Records provided:
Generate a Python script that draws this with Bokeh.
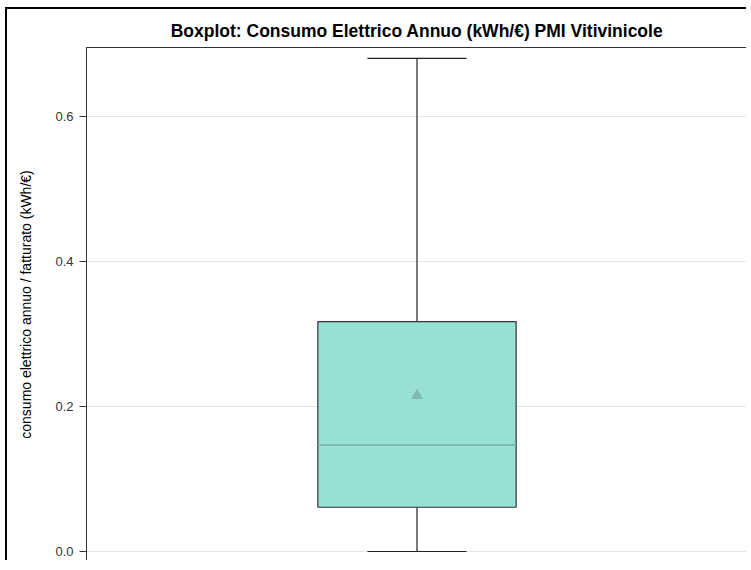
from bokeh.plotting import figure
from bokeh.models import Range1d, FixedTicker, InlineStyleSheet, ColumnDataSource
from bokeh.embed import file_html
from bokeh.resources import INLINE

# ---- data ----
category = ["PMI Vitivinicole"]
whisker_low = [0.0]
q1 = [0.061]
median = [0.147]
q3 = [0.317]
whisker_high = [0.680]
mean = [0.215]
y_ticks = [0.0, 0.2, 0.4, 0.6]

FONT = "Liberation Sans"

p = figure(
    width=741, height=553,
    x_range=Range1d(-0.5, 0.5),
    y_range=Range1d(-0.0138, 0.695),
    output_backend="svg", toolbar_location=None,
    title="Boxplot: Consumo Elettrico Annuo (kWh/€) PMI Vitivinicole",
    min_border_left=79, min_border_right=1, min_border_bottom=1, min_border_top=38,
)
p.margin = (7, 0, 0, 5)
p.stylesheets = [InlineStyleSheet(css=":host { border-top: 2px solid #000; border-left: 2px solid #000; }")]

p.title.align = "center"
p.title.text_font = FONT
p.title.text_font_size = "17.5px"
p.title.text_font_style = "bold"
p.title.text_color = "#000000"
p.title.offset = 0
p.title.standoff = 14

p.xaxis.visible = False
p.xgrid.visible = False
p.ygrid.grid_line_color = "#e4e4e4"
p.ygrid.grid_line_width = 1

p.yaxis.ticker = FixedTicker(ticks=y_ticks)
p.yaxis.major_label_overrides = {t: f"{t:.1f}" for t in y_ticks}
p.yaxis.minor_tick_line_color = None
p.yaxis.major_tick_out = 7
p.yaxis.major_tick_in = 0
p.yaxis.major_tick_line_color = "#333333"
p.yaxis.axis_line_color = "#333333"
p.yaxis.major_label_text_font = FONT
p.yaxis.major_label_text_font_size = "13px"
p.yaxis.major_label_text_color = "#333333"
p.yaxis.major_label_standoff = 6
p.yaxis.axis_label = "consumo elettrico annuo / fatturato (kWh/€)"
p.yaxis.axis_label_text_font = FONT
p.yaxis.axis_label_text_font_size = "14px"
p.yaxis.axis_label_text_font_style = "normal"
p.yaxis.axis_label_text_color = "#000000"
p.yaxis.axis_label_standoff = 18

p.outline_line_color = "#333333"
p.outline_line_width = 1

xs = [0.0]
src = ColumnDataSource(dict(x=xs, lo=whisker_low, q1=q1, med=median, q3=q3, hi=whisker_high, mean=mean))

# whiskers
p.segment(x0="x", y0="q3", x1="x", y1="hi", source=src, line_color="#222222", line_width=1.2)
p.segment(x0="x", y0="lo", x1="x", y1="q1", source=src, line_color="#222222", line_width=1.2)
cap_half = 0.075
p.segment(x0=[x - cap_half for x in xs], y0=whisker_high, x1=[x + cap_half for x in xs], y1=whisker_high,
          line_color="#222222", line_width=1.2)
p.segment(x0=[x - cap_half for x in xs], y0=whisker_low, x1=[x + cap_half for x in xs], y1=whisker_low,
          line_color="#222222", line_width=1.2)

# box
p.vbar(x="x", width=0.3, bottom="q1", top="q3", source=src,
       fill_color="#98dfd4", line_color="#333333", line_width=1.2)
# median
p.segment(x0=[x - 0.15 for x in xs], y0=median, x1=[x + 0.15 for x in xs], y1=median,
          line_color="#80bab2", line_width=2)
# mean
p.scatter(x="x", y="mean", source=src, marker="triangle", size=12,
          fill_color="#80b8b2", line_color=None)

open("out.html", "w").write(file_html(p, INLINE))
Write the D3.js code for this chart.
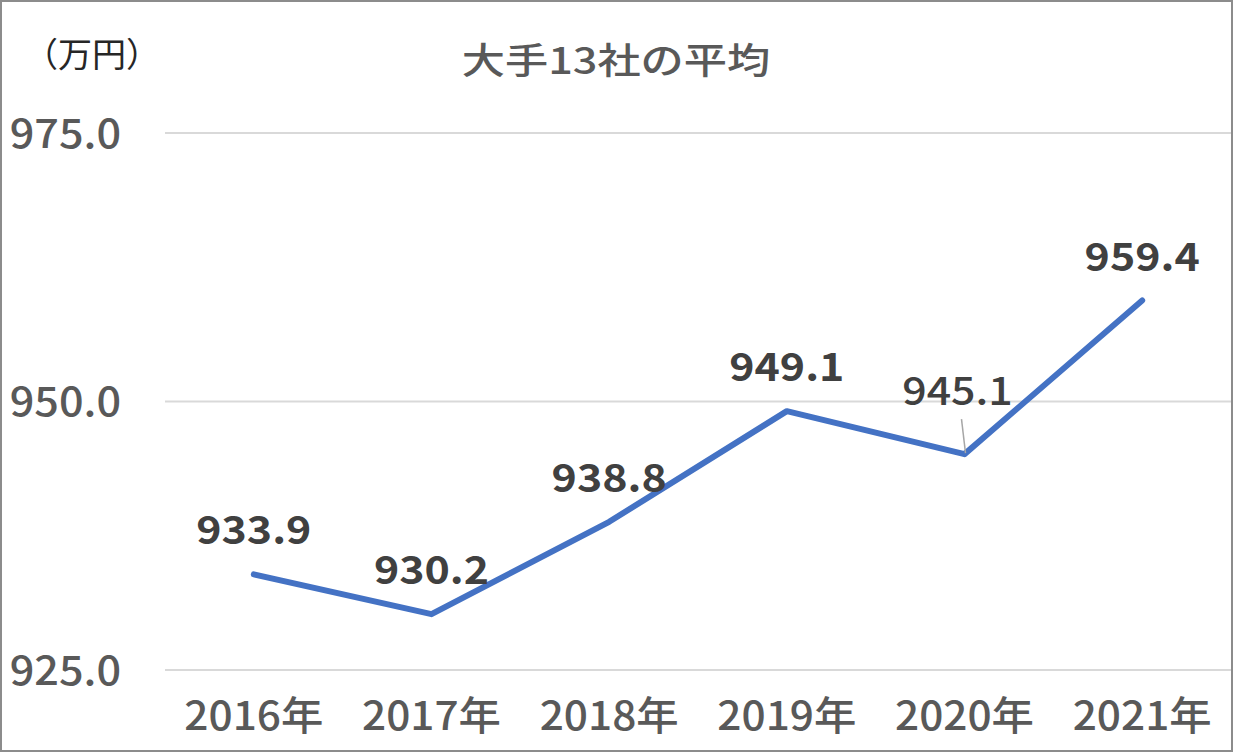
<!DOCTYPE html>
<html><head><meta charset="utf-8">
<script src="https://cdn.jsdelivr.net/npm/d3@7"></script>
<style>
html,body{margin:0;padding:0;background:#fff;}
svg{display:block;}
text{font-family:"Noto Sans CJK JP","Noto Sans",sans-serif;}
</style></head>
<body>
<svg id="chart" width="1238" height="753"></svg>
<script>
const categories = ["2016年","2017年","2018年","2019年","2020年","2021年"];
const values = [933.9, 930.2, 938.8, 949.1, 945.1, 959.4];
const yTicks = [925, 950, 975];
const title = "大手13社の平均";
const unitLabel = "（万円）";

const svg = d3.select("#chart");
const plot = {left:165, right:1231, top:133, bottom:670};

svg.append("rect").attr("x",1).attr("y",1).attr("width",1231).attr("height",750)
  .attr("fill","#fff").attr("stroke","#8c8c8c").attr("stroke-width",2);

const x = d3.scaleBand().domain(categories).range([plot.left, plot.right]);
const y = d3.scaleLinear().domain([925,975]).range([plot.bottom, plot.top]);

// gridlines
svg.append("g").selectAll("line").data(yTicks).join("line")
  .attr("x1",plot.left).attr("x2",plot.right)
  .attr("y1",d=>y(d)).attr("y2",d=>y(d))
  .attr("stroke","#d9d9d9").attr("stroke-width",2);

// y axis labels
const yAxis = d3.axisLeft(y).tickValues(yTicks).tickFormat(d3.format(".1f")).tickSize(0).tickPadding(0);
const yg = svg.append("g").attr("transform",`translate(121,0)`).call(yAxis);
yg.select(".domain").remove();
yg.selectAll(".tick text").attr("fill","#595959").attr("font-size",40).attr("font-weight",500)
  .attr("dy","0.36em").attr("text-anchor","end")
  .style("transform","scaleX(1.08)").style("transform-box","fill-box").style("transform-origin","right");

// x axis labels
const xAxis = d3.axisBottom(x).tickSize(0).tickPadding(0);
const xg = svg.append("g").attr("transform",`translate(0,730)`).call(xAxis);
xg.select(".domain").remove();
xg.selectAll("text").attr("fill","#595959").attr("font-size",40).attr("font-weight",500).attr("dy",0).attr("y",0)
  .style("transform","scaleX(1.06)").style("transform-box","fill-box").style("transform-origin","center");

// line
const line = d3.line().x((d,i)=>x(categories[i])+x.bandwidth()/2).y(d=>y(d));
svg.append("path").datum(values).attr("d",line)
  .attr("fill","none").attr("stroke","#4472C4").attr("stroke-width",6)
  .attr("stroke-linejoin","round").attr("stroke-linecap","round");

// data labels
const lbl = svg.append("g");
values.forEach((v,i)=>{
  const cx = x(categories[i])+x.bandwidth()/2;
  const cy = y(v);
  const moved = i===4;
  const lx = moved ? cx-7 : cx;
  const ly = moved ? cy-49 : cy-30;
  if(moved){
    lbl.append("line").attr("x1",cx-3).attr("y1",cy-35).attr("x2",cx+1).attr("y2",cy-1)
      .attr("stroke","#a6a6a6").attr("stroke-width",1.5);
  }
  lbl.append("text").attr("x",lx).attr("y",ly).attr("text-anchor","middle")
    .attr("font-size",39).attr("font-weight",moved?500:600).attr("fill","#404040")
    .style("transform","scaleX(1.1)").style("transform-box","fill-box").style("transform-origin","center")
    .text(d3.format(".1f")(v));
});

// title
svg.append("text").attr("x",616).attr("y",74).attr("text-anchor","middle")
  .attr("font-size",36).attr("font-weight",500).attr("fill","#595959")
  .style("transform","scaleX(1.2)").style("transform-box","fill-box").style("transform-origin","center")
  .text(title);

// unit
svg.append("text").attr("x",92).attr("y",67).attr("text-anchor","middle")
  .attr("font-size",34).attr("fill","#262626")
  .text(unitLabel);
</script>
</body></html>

To do: Single out each line of the records above with the string "chart" in it, and copy it.

Solution to this problem:
Write the D3.js code for this chart.
<svg id="chart" width="1238" height="753"></svg>
const svg = d3.select("#chart");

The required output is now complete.